The eye diagram is as follows:


reg compare is as follows:

  • hi expert:

    To add a piece of information, this problem occurs after the system is reset, and we use the MCU_PORz method to reset.

  • Billy, 

    could you confirm:

    1. what is the sequence when you applied MCU_PORz in terms of both RC and EP TDA4's? Are you just resetting one of them, or both? if later, what is the sequence?

    2. will the link be trained back to 2 lane if you rescan the bus from RC side. i.e.

         echo 1 > /sys/bus/pci/devices/0000:00:00.0/remove (replace the device node if using other slots)

         echo 1 > /sys/bus/pci/rescan

    3. can you also dump the SERDES1 mux registers CTRLMMR_SERDES1_LN0_CTRL and CTRLMMR_SERDES1_LN1_CTRL, just to check if SERDES lane mux are not corrupted. 

    Also I tried to download tar file, but it showed page not found. could you re-upload?

    From the snippet you sent, if I assume all other registers not shown are the same, then the differences are mostly dynamic SERDES registers PCIe differences are mainly on x2 vs. x1 and atu differences. So nothing obvious yet. 

    JIan

     

  • pcie1_reg_compare.tar.gz

    hi jian.
        register dump file had upload again.

    QA:
    1: TDA4#1 as RC, TDA4#2 as EP. when applied MCU_PORz , The signal will be sent to the MCU_PORZ of the both TDA4s at the same time.

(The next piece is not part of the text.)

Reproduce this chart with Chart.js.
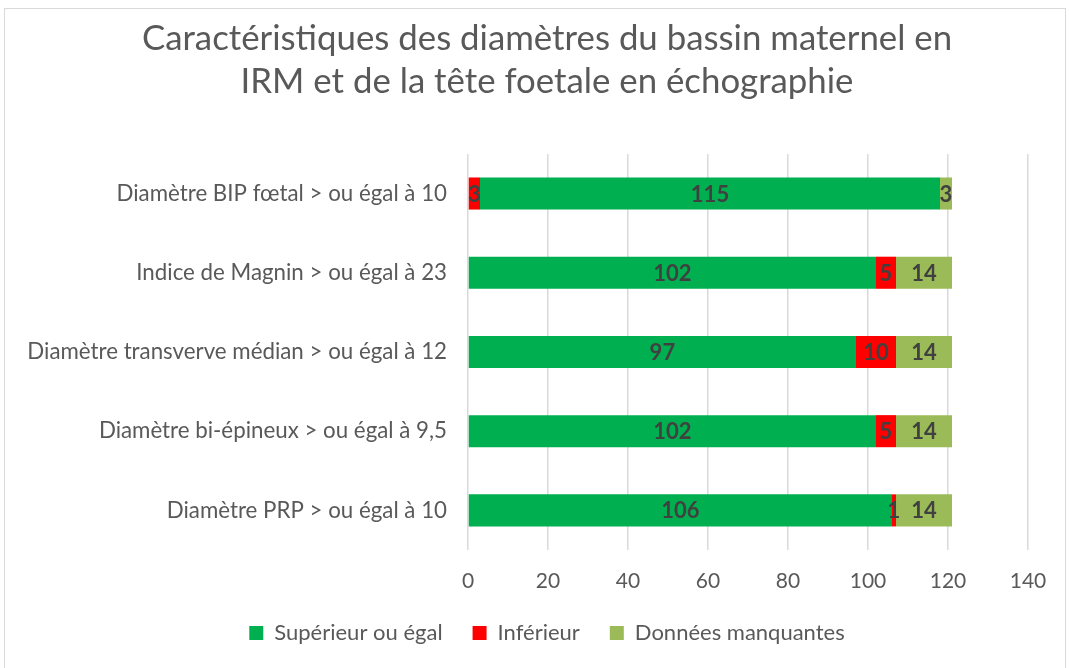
<!DOCTYPE html>
<html><head><meta charset="utf-8">
<script src="https://cdn.jsdelivr.net/npm/chart.js@4"></script>
<style>html,body{margin:0;padding:0;background:#fff}#wrap{width:1070px;height:668px}</style>
</head><body><div id="wrap"><canvas id="c" width="1070" height="668"></canvas></div>
<script>
const titre = ["Caractéristiques des diamètres du bassin maternel en", "IRM et de la tête foetale en échographie"];
const categories = ["Diamètre BIP fœtal > ou égal à 10", "Indice de Magnin > ou égal à 23", "Diamètre transverve médian > ou égal à 12", "Diamètre bi-épineux > ou égal à 9,5", "Diamètre PRP > ou égal à 10"];
const superieur = [115, 102, 97, 102, 106];
const inferieur = [3, 5, 10, 5, 1];
const manquantes = [3, 14, 14, 14, 14];
const inferieurEnPremier = [true, false, false, false, false];
const xTicks = { min: 0, max: 140, step: 20 };

const FONT = "Lato, 'Open Sans', sans-serif";
const GRAY = "#595959";

const datasets = [
  { label: "Inférieur", legendHidden: true, data: inferieur.map((v,i)=>inferieurEnPremier[i]?v:null), backgroundColor: "#FF0000" },
  { label: "Supérieur ou égal", data: superieur, backgroundColor: "#00B050" },
  { label: "Inférieur", data: inferieur.map((v,i)=>inferieurEnPremier[i]?null:v), backgroundColor: "#FF0000" },
  { label: "Données manquantes", data: manquantes, backgroundColor: "#9BBB59" }
].map(d => Object.assign(d, { barPercentage: 0.405, categoryPercentage: 1.0 }));

const labelsPlugin = {
  id: "valLabels",
  afterDatasetsDraw(chart) {
    const ctx = chart.ctx;
    ctx.save();
    ctx.font = "bold 22px " + FONT;
    ctx.fillStyle = "#404040";
    ctx.textAlign = "center";
    ctx.textBaseline = "middle";
    chart.data.datasets.forEach((ds, di) => {
      const meta = chart.getDatasetMeta(di);
      meta.data.forEach((bar, i) => {
        const v = ds.data[i];
        if (v == null) return;
        const p = bar.getProps(["x","base","y"], true);
        ctx.fillText(String(v), (p.x + p.base)/2, p.y + 1);
      });
    });
    ctx.restore();
  }
};
const framePlugin = {
  id: "frame",
  beforeDraw(chart) {
    const ctx = chart.ctx;
    ctx.save();
    ctx.fillStyle = "#fff";
    ctx.fillRect(0,0,chart.width,chart.height);
    ctx.strokeStyle = "#D9D9D9";
    ctx.lineWidth = 1;
    ctx.strokeRect(4.5, 8.5, 1061, 670);
    ctx.restore();
  }
};

new Chart(document.getElementById("c"), {
  type: "bar",
  data: { labels: categories, datasets },
  plugins: [framePlugin, labelsPlugin],
  options: {
    responsive: false,
    animation: false,
    indexAxis: "y",
    layout: { padding: { left: 66, right: 42, top: 0, bottom: 14 } },
    plugins: {
      title: { display: true, text: titre, color: GRAY, font: { family: FONT, size: 34.8, weight: "normal", lineHeight: 1.22 }, padding: { top: 18, bottom: 51 } },
      legend: {
        position: "bottom",
        labels: {
          filter: (item, data) => !data.datasets[item.datasetIndex].legendHidden,
          color: GRAY, font: { family: FONT, size: 22 }, boxWidth: 14, boxHeight: 14, padding: 30
        }
      },
      tooltip: { enabled: false }
    },
    scales: {
      x: {
        stacked: true, min: xTicks.min, max: xTicks.max,
        afterFit: (s) => { s.height = 42; },
        ticks: { stepSize: xTicks.step, color: GRAY, font: { family: FONT, size: 21 }, padding: 19 },
        grid: { color: "#D9D9D9", lineWidth: 1.5, drawTicks: false },
        border: { display: false }
      },
      y: {
        stacked: true,
        afterFit: (s) => { s.width = 402; s._computeLabelArea = () => undefined; },
        ticks: { color: GRAY, font: { family: FONT, size: 22.3 }, padding: 21 },
        grid: { display: false, drawTicks: false },
        border: { display: false }
      }
    }
  }
});
</script></body></html>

    2:We are using the qnx system, the driver is somewhat different from the linux driver, there is no rescan, rescan. After driving enable training, if it is detected that the value of the status register is not 0x10000117, the register 0x0d900050 is assigned to 0x82010003. Retraining is repeated up to 10 times.
    3:CTRLMMR_SERDES1_LN0_CTRL and CTRLMMR_SERDES1_LN1_CTRL registers value both is 0x1 when problem happen.

  • Billy, 

    On 1, can I ask a few more details about your hardware configuration:

      - can you confirm your cold boot case is also using the same sequence, i.e., MCU_PORz are asserted simultaneously?  

      - what is the clocking scheme of both sides, for PCIe refclk?

      - what is the PERST signal connected to, on both sides?

    Not sure if you have controls over the MCU_PORz individually, if do, can you add a delay to the MCU_PORz on the RC side, when it is asserted? Goal is to bring up the EP first, let it be in LTSSM, and then bring up RC. 

    regards

    Jian

  • hi jian:

       Thanks for your suggestion, we tried the method of starting the EP before the RC, this method seems to be working, we tested it for a week, and the problem didn't reappear, it seems that the problem is solved. but we have some confusion

    1. What is the reason why this method works?

    2. How long should the EP/RC start time difference be set? Currently we set it to 2 seconds

    3. We have used the 0x0d900050 register to retrain, but it has no effect. This method is also a method provided by TI to solve the problem that PCIe can only be enumerated to 2.5G/1 lane at TDA4 startup phase . Why doesn't it work. Triggered using the 0x0d900050 register, will ltssm re-enter the detect stage?

    thanks

    billy

  • Billy, 

    Sorry for the extended delays in reply. The reason to start EP first is to ensure the RC can detect the presence of the EP when it is up. By default, the SERDES on the EP side disabled, if RC boots faster, or have a race condition, the RC will timeout, or not be able to detect the second lane. once detected, the RC initiates link training.

    When you set EP to boot first, EP driver will enable SERDES, and PCIe will be waiting in LTSSM state when the PCIe EP driver is loaded during kernel boot. When RC is up later, it will first detect the presence of EP by detecting SERDES termination. 

    PCIe CEM spec stated that EP must enter LTSSM within 100ms of deassertion of #PERST signal by RC. So if you can check your kernel boot log, record the time when PCIe EP driver is started, offset by the RC side of PCIe driver boot time, as long as RC PCIe can stably see the EP's SERDES being eanbled, that will be the minimium time needed. There is no max time as the EP can be waiting in LTSSM foreever. 

    Jian